- WRITTEN PROBLEM -
Using the data below, copy every line that contains the word "this".

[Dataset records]
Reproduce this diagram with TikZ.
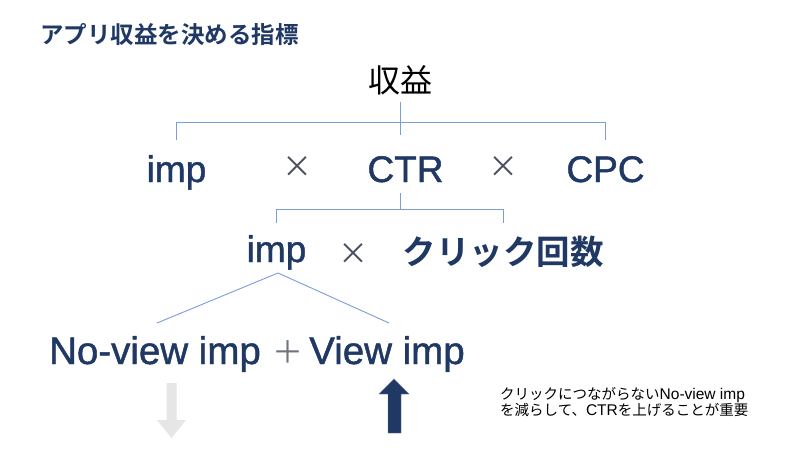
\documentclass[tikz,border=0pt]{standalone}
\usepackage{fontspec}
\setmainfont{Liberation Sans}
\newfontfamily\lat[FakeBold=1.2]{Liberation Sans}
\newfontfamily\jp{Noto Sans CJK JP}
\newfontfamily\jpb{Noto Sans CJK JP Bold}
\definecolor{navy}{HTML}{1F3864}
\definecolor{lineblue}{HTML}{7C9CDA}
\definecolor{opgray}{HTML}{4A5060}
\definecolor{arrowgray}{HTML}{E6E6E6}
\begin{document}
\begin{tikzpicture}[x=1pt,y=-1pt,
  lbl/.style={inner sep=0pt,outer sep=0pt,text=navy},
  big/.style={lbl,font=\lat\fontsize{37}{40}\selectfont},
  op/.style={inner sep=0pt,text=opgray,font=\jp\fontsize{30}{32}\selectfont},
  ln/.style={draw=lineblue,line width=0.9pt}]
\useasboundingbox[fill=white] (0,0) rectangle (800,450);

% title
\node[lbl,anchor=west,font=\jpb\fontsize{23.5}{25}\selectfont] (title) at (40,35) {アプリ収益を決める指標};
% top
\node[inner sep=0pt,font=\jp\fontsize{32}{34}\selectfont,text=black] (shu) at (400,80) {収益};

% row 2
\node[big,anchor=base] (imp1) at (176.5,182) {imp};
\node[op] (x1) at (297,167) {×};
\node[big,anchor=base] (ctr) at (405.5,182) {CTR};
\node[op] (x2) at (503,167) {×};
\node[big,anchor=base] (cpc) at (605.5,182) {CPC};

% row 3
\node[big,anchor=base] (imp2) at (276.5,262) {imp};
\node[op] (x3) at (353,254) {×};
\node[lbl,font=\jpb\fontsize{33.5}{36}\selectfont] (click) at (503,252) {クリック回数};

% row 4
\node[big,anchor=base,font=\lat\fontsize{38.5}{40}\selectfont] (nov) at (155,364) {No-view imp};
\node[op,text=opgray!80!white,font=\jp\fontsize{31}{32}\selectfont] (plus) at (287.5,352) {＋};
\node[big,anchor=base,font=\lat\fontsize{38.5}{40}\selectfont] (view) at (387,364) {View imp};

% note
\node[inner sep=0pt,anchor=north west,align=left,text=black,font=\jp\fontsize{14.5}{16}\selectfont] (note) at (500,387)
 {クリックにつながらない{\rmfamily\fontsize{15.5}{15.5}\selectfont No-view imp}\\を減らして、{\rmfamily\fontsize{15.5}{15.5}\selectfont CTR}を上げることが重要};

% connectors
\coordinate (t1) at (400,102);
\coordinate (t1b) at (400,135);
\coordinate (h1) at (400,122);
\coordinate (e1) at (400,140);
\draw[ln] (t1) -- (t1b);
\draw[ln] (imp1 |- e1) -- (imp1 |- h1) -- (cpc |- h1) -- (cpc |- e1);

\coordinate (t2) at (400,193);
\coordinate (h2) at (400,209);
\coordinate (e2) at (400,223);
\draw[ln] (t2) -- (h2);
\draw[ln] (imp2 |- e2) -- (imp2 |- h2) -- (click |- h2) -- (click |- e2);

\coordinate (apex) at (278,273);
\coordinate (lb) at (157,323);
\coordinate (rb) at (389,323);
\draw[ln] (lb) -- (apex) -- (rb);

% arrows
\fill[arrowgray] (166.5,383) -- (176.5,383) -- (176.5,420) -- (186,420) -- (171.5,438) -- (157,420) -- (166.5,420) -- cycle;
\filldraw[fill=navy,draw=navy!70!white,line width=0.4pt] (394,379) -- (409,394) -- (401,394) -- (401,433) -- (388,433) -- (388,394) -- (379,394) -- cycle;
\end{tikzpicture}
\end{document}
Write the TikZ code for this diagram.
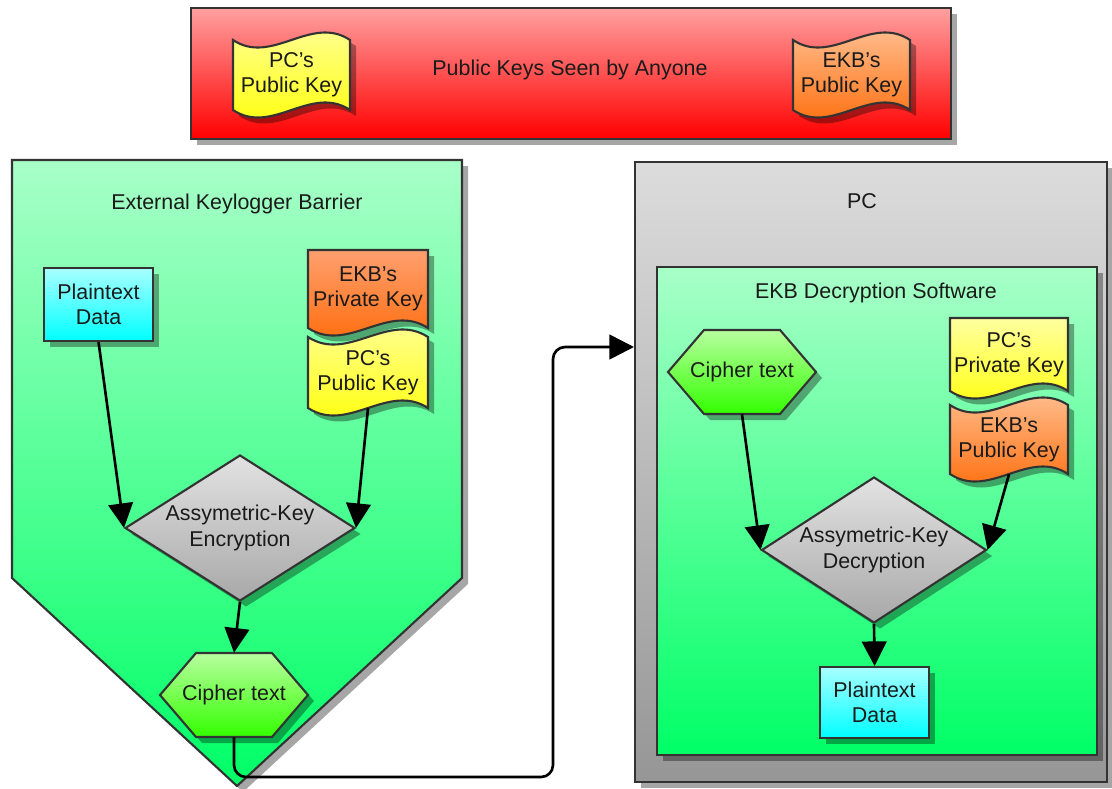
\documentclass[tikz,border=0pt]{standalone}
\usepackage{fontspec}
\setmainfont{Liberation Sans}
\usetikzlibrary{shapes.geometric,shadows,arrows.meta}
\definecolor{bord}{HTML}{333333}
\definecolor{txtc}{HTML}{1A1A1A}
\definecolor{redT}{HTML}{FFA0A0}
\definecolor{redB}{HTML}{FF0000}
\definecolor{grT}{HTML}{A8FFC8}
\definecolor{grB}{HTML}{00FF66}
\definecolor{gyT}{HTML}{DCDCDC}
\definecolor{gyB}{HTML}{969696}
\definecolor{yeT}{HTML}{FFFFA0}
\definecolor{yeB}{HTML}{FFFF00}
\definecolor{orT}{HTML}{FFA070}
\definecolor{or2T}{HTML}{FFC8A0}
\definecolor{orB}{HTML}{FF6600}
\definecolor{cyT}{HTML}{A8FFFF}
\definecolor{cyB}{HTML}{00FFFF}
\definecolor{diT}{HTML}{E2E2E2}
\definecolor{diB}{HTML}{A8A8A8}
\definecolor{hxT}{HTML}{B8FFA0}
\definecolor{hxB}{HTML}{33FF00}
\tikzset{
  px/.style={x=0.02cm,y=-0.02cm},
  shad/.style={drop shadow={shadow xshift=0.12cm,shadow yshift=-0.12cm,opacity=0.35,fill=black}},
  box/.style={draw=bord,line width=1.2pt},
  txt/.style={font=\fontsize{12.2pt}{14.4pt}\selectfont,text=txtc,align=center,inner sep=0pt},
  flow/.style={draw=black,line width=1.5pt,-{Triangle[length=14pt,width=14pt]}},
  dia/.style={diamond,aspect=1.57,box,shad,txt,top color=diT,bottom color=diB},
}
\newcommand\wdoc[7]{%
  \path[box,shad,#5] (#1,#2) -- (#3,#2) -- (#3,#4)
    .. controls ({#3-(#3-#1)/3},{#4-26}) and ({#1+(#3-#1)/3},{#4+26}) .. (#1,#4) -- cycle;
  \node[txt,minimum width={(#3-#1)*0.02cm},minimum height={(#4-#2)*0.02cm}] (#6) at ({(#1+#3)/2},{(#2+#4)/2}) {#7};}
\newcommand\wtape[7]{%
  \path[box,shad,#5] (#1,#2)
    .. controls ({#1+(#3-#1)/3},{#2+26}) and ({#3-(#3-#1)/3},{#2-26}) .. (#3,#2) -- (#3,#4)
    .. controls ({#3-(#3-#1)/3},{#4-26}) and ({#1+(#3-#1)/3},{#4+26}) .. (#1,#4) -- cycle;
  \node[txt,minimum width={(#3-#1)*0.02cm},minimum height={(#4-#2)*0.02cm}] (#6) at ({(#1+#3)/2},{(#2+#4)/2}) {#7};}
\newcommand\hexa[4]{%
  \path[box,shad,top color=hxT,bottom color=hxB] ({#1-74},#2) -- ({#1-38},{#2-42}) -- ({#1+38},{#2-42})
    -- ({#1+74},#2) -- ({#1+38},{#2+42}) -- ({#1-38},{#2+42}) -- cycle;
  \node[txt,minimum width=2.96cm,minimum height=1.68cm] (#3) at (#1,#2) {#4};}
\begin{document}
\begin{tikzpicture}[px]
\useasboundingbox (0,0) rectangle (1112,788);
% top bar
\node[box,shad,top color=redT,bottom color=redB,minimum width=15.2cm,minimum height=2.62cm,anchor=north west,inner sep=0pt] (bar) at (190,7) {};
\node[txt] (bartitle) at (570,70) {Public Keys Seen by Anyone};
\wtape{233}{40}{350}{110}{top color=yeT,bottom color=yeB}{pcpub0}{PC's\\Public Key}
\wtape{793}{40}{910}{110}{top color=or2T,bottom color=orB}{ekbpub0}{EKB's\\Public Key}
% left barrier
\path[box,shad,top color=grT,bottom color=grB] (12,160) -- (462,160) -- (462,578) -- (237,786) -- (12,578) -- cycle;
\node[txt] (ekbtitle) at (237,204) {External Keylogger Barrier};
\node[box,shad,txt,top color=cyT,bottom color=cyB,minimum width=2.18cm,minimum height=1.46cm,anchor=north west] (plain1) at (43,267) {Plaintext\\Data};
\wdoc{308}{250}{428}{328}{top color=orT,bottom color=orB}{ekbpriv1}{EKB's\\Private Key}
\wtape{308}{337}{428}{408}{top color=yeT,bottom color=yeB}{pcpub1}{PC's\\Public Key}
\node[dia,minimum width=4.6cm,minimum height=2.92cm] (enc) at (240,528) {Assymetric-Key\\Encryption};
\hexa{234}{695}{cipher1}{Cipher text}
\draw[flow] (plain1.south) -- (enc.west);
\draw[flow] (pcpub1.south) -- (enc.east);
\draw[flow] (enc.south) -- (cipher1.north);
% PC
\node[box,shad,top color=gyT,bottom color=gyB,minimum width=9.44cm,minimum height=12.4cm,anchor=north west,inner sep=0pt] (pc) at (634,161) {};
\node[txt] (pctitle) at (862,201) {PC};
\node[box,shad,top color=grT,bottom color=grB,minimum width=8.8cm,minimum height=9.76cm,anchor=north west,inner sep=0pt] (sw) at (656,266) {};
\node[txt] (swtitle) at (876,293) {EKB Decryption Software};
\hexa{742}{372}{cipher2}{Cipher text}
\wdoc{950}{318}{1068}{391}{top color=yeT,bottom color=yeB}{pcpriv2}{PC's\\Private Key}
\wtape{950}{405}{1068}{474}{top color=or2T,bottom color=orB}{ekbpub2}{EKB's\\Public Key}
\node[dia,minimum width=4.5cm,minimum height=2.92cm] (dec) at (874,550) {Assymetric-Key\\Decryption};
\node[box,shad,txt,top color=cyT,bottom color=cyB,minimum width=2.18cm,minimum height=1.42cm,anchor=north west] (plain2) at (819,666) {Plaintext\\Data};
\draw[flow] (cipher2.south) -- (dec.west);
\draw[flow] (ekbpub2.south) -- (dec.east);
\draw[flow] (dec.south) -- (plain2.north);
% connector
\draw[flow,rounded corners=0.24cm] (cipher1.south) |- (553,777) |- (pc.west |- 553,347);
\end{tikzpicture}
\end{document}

- TASK RESULT -
Reproduce this diagram with TikZ.
Write the TikZ code for this diagram.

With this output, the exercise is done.